Problem to work on: Set down the material below word for word, excluding the pictures.

# # # # # # #

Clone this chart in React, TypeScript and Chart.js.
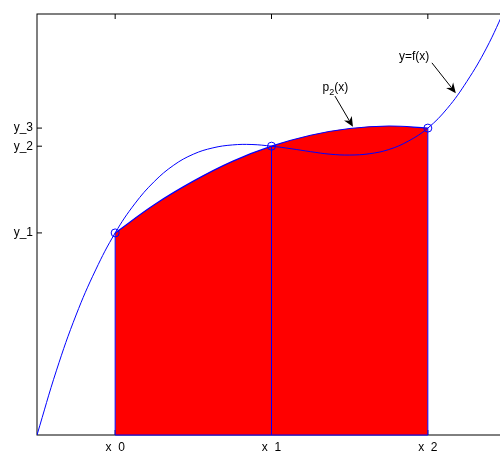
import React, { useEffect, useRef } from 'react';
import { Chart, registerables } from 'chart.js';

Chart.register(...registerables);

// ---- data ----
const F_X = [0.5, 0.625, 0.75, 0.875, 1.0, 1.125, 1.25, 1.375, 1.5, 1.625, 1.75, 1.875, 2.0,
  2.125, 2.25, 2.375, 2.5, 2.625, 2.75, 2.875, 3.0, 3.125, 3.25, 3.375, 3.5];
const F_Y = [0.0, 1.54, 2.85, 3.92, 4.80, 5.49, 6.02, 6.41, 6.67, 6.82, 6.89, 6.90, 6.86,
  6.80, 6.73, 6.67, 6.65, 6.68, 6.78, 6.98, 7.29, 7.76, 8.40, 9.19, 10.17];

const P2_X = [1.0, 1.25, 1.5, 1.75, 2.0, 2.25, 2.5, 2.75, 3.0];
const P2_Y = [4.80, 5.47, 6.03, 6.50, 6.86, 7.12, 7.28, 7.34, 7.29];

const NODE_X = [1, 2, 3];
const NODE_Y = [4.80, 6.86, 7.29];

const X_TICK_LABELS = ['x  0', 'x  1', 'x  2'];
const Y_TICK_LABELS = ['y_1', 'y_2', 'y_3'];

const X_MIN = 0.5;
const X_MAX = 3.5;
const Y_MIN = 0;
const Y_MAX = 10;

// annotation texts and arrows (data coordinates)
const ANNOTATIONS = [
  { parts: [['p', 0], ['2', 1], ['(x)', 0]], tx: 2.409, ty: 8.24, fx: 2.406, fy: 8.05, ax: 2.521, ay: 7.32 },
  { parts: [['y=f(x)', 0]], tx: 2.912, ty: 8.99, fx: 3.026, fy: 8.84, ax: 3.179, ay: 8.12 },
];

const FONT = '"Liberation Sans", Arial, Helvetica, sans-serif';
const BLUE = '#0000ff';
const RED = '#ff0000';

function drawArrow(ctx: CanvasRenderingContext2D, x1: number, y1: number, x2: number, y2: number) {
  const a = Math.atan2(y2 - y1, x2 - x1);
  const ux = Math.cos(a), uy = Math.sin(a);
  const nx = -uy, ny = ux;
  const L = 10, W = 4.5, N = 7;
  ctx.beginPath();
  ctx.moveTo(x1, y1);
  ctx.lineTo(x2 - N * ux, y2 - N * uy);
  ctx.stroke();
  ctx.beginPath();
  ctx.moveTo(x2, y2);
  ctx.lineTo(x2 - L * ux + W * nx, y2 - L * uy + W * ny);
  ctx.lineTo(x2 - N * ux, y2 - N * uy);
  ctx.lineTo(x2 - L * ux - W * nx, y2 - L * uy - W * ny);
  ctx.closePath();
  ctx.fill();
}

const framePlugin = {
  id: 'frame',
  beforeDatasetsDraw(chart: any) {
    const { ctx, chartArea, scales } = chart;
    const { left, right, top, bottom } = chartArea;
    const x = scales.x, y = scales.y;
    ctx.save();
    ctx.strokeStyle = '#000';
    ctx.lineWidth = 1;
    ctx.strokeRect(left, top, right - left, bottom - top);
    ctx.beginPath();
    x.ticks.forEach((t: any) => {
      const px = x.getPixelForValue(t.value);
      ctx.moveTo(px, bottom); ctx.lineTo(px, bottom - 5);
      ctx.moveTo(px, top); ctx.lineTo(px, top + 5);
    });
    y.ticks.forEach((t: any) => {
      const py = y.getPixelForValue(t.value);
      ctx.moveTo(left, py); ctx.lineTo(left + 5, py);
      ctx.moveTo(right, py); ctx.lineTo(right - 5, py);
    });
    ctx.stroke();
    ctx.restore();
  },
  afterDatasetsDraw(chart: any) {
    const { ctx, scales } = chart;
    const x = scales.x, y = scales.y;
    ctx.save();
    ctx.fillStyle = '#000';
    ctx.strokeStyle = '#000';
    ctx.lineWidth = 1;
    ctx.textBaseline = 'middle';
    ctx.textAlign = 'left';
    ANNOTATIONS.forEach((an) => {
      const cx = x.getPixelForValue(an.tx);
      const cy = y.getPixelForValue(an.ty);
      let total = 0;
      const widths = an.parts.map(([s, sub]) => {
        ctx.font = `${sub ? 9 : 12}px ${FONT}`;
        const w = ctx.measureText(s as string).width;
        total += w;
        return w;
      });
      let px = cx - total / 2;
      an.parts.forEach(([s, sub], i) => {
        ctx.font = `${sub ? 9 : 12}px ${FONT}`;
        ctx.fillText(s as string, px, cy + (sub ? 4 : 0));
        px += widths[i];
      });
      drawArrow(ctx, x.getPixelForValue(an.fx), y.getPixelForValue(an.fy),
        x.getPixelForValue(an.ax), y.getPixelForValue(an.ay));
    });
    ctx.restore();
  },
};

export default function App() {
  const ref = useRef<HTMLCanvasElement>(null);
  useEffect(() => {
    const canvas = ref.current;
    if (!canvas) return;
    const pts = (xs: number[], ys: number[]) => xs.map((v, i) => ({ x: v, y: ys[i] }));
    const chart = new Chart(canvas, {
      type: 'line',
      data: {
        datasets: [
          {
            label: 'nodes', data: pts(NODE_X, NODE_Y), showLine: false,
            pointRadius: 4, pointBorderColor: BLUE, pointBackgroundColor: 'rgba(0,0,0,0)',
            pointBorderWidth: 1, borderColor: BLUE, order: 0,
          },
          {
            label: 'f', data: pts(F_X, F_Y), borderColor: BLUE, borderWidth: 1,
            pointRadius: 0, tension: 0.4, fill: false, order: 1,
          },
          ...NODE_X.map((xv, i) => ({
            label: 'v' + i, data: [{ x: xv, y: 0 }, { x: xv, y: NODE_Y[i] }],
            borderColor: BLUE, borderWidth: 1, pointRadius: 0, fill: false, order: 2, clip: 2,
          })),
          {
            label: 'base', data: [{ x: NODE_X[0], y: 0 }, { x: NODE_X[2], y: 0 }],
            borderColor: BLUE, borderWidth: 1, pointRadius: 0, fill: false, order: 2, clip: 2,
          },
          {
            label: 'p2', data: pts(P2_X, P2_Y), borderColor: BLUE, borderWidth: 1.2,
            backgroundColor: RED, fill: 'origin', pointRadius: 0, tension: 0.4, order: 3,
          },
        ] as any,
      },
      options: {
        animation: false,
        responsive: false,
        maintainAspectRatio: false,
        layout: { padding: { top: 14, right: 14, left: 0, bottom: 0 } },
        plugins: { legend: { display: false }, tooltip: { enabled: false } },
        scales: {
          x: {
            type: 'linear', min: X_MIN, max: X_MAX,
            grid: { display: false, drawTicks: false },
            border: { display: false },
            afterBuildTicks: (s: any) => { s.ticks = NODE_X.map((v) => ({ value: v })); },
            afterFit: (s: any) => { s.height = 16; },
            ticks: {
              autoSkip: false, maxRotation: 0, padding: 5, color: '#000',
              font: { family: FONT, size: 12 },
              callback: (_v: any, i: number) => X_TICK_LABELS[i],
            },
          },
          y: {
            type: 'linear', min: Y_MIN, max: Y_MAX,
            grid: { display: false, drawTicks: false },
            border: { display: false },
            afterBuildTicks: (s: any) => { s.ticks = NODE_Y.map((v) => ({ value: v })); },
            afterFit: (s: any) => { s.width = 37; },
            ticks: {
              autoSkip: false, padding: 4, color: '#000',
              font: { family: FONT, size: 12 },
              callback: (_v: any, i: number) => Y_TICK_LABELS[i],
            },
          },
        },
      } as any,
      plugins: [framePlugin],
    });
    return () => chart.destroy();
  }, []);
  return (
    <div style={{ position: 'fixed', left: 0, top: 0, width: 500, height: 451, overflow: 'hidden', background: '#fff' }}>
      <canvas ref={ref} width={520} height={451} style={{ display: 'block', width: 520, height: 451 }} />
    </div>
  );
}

# # # # # # #

Output of the task:
Clone this chart in React, TypeScript and Chart.js.
import React, { useEffect, useRef } from 'react';
import { Chart, registerables } from 'chart.js';

Chart.register(...registerables);

// ---- data ----
const F_X = [0.5, 0.625, 0.75, 0.875, 1.0, 1.125, 1.25, 1.375, 1.5, 1.625, 1.75, 1.875, 2.0,
  2.125, 2.25, 2.375, 2.5, 2.625, 2.75, 2.875, 3.0, 3.125, 3.25, 3.375, 3.5];
const F_Y = [0.0, 1.54, 2.85, 3.92, 4.80, 5.49, 6.02, 6.41, 6.67, 6.82, 6.89, 6.90, 6.86,
  6.80, 6.73, 6.67, 6.65, 6.68, 6.78, 6.98, 7.29, 7.76, 8.40, 9.19, 10.17];

const P2_X = [1.0, 1.25, 1.5, 1.75, 2.0, 2.25, 2.5, 2.75, 3.0];
const P2_Y = [4.80, 5.47, 6.03, 6.50, 6.86, 7.12, 7.28, 7.34, 7.29];

const NODE_X = [1, 2, 3];
const NODE_Y = [4.80, 6.86, 7.29];

const X_TICK_LABELS = ['x  0', 'x  1', 'x  2'];
const Y_TICK_LABELS = ['y_1', 'y_2', 'y_3'];

const X_MIN = 0.5;
const X_MAX = 3.5;
const Y_MIN = 0;
const Y_MAX = 10;

// annotation texts and arrows (data coordinates)
const ANNOTATIONS = [
  { parts: [['p', 0], ['2', 1], ['(x)', 0]], tx: 2.409, ty: 8.24, fx: 2.406, fy: 8.05, ax: 2.521, ay: 7.32 },
  { parts: [['y=f(x)', 0]], tx: 2.912, ty: 8.99, fx: 3.026, fy: 8.84, ax: 3.179, ay: 8.12 },
];

const FONT = '"Liberation Sans", Arial, Helvetica, sans-serif';
const BLUE = '#0000ff';
const RED = '#ff0000';

function drawArrow(ctx: CanvasRenderingContext2D, x1: number, y1: number, x2: number, y2: number) {
  const a = Math.atan2(y2 - y1, x2 - x1);
  const ux = Math.cos(a), uy = Math.sin(a);
  const nx = -uy, ny = ux;
  const L = 10, W = 4.5, N = 7;
  ctx.beginPath();
  ctx.moveTo(x1, y1);
  ctx.lineTo(x2 - N * ux, y2 - N * uy);
  ctx.stroke();
  ctx.beginPath();
  ctx.moveTo(x2, y2);
  ctx.lineTo(x2 - L * ux + W * nx, y2 - L * uy + W * ny);
  ctx.lineTo(x2 - N * ux, y2 - N * uy);
  ctx.lineTo(x2 - L * ux - W * nx, y2 - L * uy - W * ny);
  ctx.closePath();
  ctx.fill();
}

const framePlugin = {
  id: 'frame',
  beforeDatasetsDraw(chart: any) {
    const { ctx, chartArea, scales } = chart;
    const { left, right, top, bottom } = chartArea;
    const x = scales.x, y = scales.y;
    ctx.save();
    ctx.strokeStyle = '#000';
    ctx.lineWidth = 1;
    ctx.strokeRect(left, top, right - left, bottom - top);
    ctx.beginPath();
    x.ticks.forEach((t: any) => {
      const px = x.getPixelForValue(t.value);
      ctx.moveTo(px, bottom); ctx.lineTo(px, bottom - 5);
      ctx.moveTo(px, top); ctx.lineTo(px, top + 5);
    });
    y.ticks.forEach((t: any) => {
      const py = y.getPixelForValue(t.value);
      ctx.moveTo(left, py); ctx.lineTo(left + 5, py);
      ctx.moveTo(right, py); ctx.lineTo(right - 5, py);
    });
    ctx.stroke();
    ctx.restore();
  },
  afterDatasetsDraw(chart: any) {
    const { ctx, scales } = chart;
    const x = scales.x, y = scales.y;
    ctx.save();
    ctx.fillStyle = '#000';
    ctx.strokeStyle = '#000';
    ctx.lineWidth = 1;
    ctx.textBaseline = 'middle';
    ctx.textAlign = 'left';
    ANNOTATIONS.forEach((an) => {
      const cx = x.getPixelForValue(an.tx);
      const cy = y.getPixelForValue(an.ty);
      let total = 0;
      const widths = an.parts.map(([s, sub]) => {
        ctx.font = `${sub ? 9 : 12}px ${FONT}`;
        const w = ctx.measureText(s as string).width;
        total += w;
        return w;
      });
      let px = cx - total / 2;
      an.parts.forEach(([s, sub], i) => {
        ctx.font = `${sub ? 9 : 12}px ${FONT}`;
        ctx.fillText(s as string, px, cy + (sub ? 4 : 0));
        px += widths[i];
      });
      drawArrow(ctx, x.getPixelForValue(an.fx), y.getPixelForValue(an.fy),
        x.getPixelForValue(an.ax), y.getPixelForValue(an.ay));
    });
    ctx.restore();
  },
};

export default function App() {
  const ref = useRef<HTMLCanvasElement>(null);
  useEffect(() => {
    const canvas = ref.current;
    if (!canvas) return;
    const pts = (xs: number[], ys: number[]) => xs.map((v, i) => ({ x: v, y: ys[i] }));
    const chart = new Chart(canvas, {
      type: 'line',
      data: {
        datasets: [
          {
            label: 'nodes', data: pts(NODE_X, NODE_Y), showLine: false,
            pointRadius: 4, pointBorderColor: BLUE, pointBackgroundColor: 'rgba(0,0,0,0)',
            pointBorderWidth: 1, borderColor: BLUE, order: 0,
          },
          {
            label: 'f', data: pts(F_X, F_Y), borderColor: BLUE, borderWidth: 1,
            pointRadius: 0, tension: 0.4, fill: false, order: 1,
          },
          ...NODE_X.map((xv, i) => ({
            label: 'v' + i, data: [{ x: xv, y: 0 }, { x: xv, y: NODE_Y[i] }],
            borderColor: BLUE, borderWidth: 1, pointRadius: 0, fill: false, order: 2, clip: 2,
          })),
          {
            label: 'base', data: [{ x: NODE_X[0], y: 0 }, { x: NODE_X[2], y: 0 }],
            borderColor: BLUE, borderWidth: 1, pointRadius: 0, fill: false, order: 2, clip: 2,
          },
          {
            label: 'p2', data: pts(P2_X, P2_Y), borderColor: BLUE, borderWidth: 1.2,
            backgroundColor: RED, fill: 'origin', pointRadius: 0, tension: 0.4, order: 3,
          },
        ] as any,
      },
      options: {
        animation: false,
        responsive: false,
        maintainAspectRatio: false,
        layout: { padding: { top: 14, right: 14, left: 0, bottom: 0 } },
        plugins: { legend: { display: false }, tooltip: { enabled: false } },
        scales: {
          x: {
            type: 'linear', min: X_MIN, max: X_MAX,
            grid: { display: false, drawTicks: false },
            border: { display: false },
            afterBuildTicks: (s: any) => { s.ticks = NODE_X.map((v) => ({ value: v })); },
            afterFit: (s: any) => { s.height = 16; },
            ticks: {
              autoSkip: false, maxRotation: 0, padding: 5, color: '#000',
              font: { family: FONT, size: 12 },
              callback: (_v: any, i: number) => X_TICK_LABELS[i],
            },
          },
          y: {
            type: 'linear', min: Y_MIN, max: Y_MAX,
            grid: { display: false, drawTicks: false },
            border: { display: false },
            afterBuildTicks: (s: any) => { s.ticks = NODE_Y.map((v) => ({ value: v })); },
            afterFit: (s: any) => { s.width = 37; },
            ticks: {
              autoSkip: false, padding: 4, color: '#000',
              font: { family: FONT, size: 12 },
              callback: (_v: any, i: number) => Y_TICK_LABELS[i],
            },
          },
        },
      } as any,
      plugins: [framePlugin],
    });
    return () => chart.destroy();
  }, []);
  return (
    <div style={{ position: 'fixed', left: 0, top: 0, width: 500, height: 451, overflow: 'hidden', background: '#fff' }}>
      <canvas ref={ref} width={520} height={451} style={{ display: 'block', width: 520, height: 451 }} />
    </div>
  );
}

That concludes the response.